● Task details:
Extract the text of every entry below exactly; leave images out.

● Supplied records:
* begin *
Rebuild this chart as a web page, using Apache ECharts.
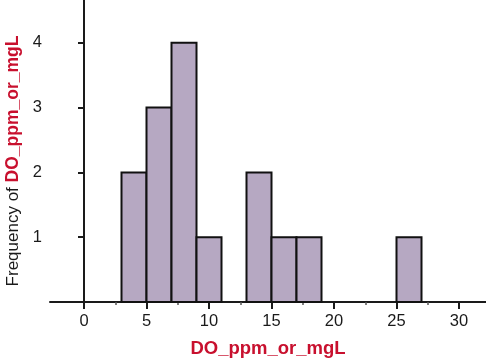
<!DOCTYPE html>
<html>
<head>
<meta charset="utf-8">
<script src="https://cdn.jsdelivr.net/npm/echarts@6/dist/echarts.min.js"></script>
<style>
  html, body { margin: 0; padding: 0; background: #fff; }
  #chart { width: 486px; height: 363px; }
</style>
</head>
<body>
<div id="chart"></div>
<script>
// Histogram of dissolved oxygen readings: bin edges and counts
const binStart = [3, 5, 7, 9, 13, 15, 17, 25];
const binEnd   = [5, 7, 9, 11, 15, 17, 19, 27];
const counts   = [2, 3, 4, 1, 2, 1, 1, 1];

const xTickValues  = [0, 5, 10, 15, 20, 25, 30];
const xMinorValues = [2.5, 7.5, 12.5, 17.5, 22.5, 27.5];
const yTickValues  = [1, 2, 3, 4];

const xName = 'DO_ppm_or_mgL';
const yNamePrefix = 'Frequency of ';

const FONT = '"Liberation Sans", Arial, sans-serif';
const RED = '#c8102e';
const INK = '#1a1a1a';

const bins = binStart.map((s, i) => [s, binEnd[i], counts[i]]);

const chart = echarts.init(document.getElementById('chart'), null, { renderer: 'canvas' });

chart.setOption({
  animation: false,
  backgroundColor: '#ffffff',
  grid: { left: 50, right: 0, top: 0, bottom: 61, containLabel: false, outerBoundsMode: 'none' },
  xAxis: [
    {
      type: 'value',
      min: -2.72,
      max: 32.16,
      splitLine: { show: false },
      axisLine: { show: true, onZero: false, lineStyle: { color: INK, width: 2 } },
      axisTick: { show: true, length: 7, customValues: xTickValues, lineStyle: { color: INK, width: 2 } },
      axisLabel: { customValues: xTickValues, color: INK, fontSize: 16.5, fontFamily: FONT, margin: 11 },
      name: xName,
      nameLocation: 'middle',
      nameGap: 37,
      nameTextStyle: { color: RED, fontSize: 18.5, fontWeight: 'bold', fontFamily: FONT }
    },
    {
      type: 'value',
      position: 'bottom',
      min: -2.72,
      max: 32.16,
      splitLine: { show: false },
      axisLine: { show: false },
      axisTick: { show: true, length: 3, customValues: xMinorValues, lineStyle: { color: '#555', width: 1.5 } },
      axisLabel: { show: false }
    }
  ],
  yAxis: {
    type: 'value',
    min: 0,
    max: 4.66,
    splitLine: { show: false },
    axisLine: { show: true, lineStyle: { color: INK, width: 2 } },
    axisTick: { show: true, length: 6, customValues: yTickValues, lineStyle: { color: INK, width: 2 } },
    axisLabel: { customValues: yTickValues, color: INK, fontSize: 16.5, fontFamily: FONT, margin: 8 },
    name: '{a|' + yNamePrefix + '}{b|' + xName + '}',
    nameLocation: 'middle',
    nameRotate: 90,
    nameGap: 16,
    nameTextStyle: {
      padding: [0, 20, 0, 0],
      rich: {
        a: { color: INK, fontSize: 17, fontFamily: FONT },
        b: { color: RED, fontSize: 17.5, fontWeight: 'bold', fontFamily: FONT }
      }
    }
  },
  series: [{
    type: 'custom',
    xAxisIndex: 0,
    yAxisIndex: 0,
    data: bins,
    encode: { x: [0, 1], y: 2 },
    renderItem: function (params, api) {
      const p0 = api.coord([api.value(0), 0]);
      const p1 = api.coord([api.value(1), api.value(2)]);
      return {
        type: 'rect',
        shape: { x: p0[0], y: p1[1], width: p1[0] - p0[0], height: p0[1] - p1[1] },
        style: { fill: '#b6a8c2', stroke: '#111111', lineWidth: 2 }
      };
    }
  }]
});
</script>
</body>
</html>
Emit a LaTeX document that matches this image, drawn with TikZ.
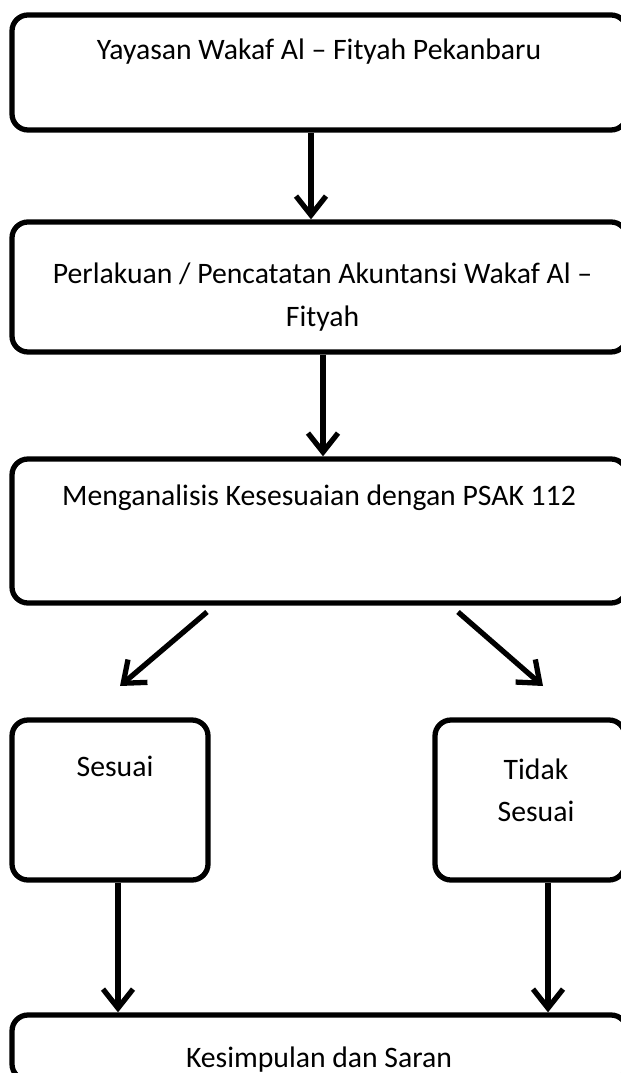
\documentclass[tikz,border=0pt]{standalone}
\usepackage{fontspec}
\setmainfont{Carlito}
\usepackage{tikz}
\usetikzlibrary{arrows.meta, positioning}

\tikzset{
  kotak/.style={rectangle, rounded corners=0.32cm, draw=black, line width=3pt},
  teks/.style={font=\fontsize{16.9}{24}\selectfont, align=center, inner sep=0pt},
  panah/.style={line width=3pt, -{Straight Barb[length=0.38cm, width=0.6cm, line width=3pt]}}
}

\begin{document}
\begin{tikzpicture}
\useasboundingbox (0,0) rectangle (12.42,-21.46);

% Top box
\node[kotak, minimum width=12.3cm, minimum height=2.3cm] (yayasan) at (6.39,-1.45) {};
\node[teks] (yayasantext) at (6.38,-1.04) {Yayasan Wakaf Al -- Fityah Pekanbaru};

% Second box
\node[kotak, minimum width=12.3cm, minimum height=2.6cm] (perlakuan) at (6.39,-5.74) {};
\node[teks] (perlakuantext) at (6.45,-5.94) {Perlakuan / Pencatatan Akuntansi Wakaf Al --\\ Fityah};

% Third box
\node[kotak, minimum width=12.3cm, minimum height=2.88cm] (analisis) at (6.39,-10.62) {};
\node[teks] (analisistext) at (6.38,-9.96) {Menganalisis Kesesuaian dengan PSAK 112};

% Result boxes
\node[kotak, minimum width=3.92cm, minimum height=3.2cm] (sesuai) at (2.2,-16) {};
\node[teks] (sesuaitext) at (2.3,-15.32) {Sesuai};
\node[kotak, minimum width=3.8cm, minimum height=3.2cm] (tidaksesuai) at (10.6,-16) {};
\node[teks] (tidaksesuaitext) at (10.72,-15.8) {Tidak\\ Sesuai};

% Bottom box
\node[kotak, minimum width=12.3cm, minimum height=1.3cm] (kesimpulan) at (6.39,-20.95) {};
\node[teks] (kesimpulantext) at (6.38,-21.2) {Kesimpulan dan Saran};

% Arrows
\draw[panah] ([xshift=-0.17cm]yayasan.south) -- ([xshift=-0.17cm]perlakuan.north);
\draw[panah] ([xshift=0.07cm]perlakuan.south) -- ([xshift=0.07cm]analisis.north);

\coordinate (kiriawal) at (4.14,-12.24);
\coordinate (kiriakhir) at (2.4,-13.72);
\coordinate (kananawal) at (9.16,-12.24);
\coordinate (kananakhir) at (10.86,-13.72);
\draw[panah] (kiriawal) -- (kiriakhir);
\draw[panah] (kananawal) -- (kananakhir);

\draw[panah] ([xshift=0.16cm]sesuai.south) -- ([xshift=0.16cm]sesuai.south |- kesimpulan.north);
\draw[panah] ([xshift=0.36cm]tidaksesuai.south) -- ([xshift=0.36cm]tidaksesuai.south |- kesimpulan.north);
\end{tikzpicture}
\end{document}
* end *
● Written reply:
Rebuild this chart as a web page, using Apache ECharts.
<!DOCTYPE html>
<html>
<head>
<meta charset="utf-8">
<script src="https://cdn.jsdelivr.net/npm/echarts@6/dist/echarts.min.js"></script>
<style>
  html, body { margin: 0; padding: 0; background: #fff; }
  #chart { width: 486px; height: 363px; }
</style>
</head>
<body>
<div id="chart"></div>
<script>
// Histogram of dissolved oxygen readings: bin edges and counts
const binStart = [3, 5, 7, 9, 13, 15, 17, 25];
const binEnd   = [5, 7, 9, 11, 15, 17, 19, 27];
const counts   = [2, 3, 4, 1, 2, 1, 1, 1];

const xTickValues  = [0, 5, 10, 15, 20, 25, 30];
const xMinorValues = [2.5, 7.5, 12.5, 17.5, 22.5, 27.5];
const yTickValues  = [1, 2, 3, 4];

const xName = 'DO_ppm_or_mgL';
const yNamePrefix = 'Frequency of ';

const FONT = '"Liberation Sans", Arial, sans-serif';
const RED = '#c8102e';
const INK = '#1a1a1a';

const bins = binStart.map((s, i) => [s, binEnd[i], counts[i]]);

const chart = echarts.init(document.getElementById('chart'), null, { renderer: 'canvas' });

chart.setOption({
  animation: false,
  backgroundColor: '#ffffff',
  grid: { left: 50, right: 0, top: 0, bottom: 61, containLabel: false, outerBoundsMode: 'none' },
  xAxis: [
    {
      type: 'value',
      min: -2.72,
      max: 32.16,
      splitLine: { show: false },
      axisLine: { show: true, onZero: false, lineStyle: { color: INK, width: 2 } },
      axisTick: { show: true, length: 7, customValues: xTickValues, lineStyle: { color: INK, width: 2 } },
      axisLabel: { customValues: xTickValues, color: INK, fontSize: 16.5, fontFamily: FONT, margin: 11 },
      name: xName,
      nameLocation: 'middle',
      nameGap: 37,
      nameTextStyle: { color: RED, fontSize: 18.5, fontWeight: 'bold', fontFamily: FONT }
    },
    {
      type: 'value',
      position: 'bottom',
      min: -2.72,
      max: 32.16,
      splitLine: { show: false },
      axisLine: { show: false },
      axisTick: { show: true, length: 3, customValues: xMinorValues, lineStyle: { color: '#555', width: 1.5 } },
      axisLabel: { show: false }
    }
  ],
  yAxis: {
    type: 'value',
    min: 0,
    max: 4.66,
    splitLine: { show: false },
    axisLine: { show: true, lineStyle: { color: INK, width: 2 } },
    axisTick: { show: true, length: 6, customValues: yTickValues, lineStyle: { color: INK, width: 2 } },
    axisLabel: { customValues: yTickValues, color: INK, fontSize: 16.5, fontFamily: FONT, margin: 8 },
    name: '{a|' + yNamePrefix + '}{b|' + xName + '}',
    nameLocation: 'middle',
    nameRotate: 90,
    nameGap: 16,
    nameTextStyle: {
      padding: [0, 20, 0, 0],
      rich: {
        a: { color: INK, fontSize: 17, fontFamily: FONT },
        b: { color: RED, fontSize: 17.5, fontWeight: 'bold', fontFamily: FONT }
      }
    }
  },
  series: [{
    type: 'custom',
    xAxisIndex: 0,
    yAxisIndex: 0,
    data: bins,
    encode: { x: [0, 1], y: 2 },
    renderItem: function (params, api) {
      const p0 = api.coord([api.value(0), 0]);
      const p1 = api.coord([api.value(1), api.value(2)]);
      return {
        type: 'rect',
        shape: { x: p0[0], y: p1[1], width: p1[0] - p0[0], height: p0[1] - p1[1] },
        style: { fill: '#b6a8c2', stroke: '#111111', lineWidth: 2 }
      };
    }
  }]
});
</script>
</body>
</html>
Emit a LaTeX document that matches this image, drawn with TikZ.
\documentclass[tikz,border=0pt]{standalone}
\usepackage{fontspec}
\setmainfont{Carlito}
\usepackage{tikz}
\usetikzlibrary{arrows.meta, positioning}

\tikzset{
  kotak/.style={rectangle, rounded corners=0.32cm, draw=black, line width=3pt},
  teks/.style={font=\fontsize{16.9}{24}\selectfont, align=center, inner sep=0pt},
  panah/.style={line width=3pt, -{Straight Barb[length=0.38cm, width=0.6cm, line width=3pt]}}
}

\begin{document}
\begin{tikzpicture}
\useasboundingbox (0,0) rectangle (12.42,-21.46);

% Top box
\node[kotak, minimum width=12.3cm, minimum height=2.3cm] (yayasan) at (6.39,-1.45) {};
\node[teks] (yayasantext) at (6.38,-1.04) {Yayasan Wakaf Al -- Fityah Pekanbaru};

% Second box
\node[kotak, minimum width=12.3cm, minimum height=2.6cm] (perlakuan) at (6.39,-5.74) {};
\node[teks] (perlakuantext) at (6.45,-5.94) {Perlakuan / Pencatatan Akuntansi Wakaf Al --\\ Fityah};

% Third box
\node[kotak, minimum width=12.3cm, minimum height=2.88cm] (analisis) at (6.39,-10.62) {};
\node[teks] (analisistext) at (6.38,-9.96) {Menganalisis Kesesuaian dengan PSAK 112};

% Result boxes
\node[kotak, minimum width=3.92cm, minimum height=3.2cm] (sesuai) at (2.2,-16) {};
\node[teks] (sesuaitext) at (2.3,-15.32) {Sesuai};
\node[kotak, minimum width=3.8cm, minimum height=3.2cm] (tidaksesuai) at (10.6,-16) {};
\node[teks] (tidaksesuaitext) at (10.72,-15.8) {Tidak\\ Sesuai};

% Bottom box
\node[kotak, minimum width=12.3cm, minimum height=1.3cm] (kesimpulan) at (6.39,-20.95) {};
\node[teks] (kesimpulantext) at (6.38,-21.2) {Kesimpulan dan Saran};

% Arrows
\draw[panah] ([xshift=-0.17cm]yayasan.south) -- ([xshift=-0.17cm]perlakuan.north);
\draw[panah] ([xshift=0.07cm]perlakuan.south) -- ([xshift=0.07cm]analisis.north);

\coordinate (kiriawal) at (4.14,-12.24);
\coordinate (kiriakhir) at (2.4,-13.72);
\coordinate (kananawal) at (9.16,-12.24);
\coordinate (kananakhir) at (10.86,-13.72);
\draw[panah] (kiriawal) -- (kiriakhir);
\draw[panah] (kananawal) -- (kananakhir);

\draw[panah] ([xshift=0.16cm]sesuai.south) -- ([xshift=0.16cm]sesuai.south |- kesimpulan.north);
\draw[panah] ([xshift=0.36cm]tidaksesuai.south) -- ([xshift=0.36cm]tidaksesuai.south |- kesimpulan.north);
\end{tikzpicture}
\end{document}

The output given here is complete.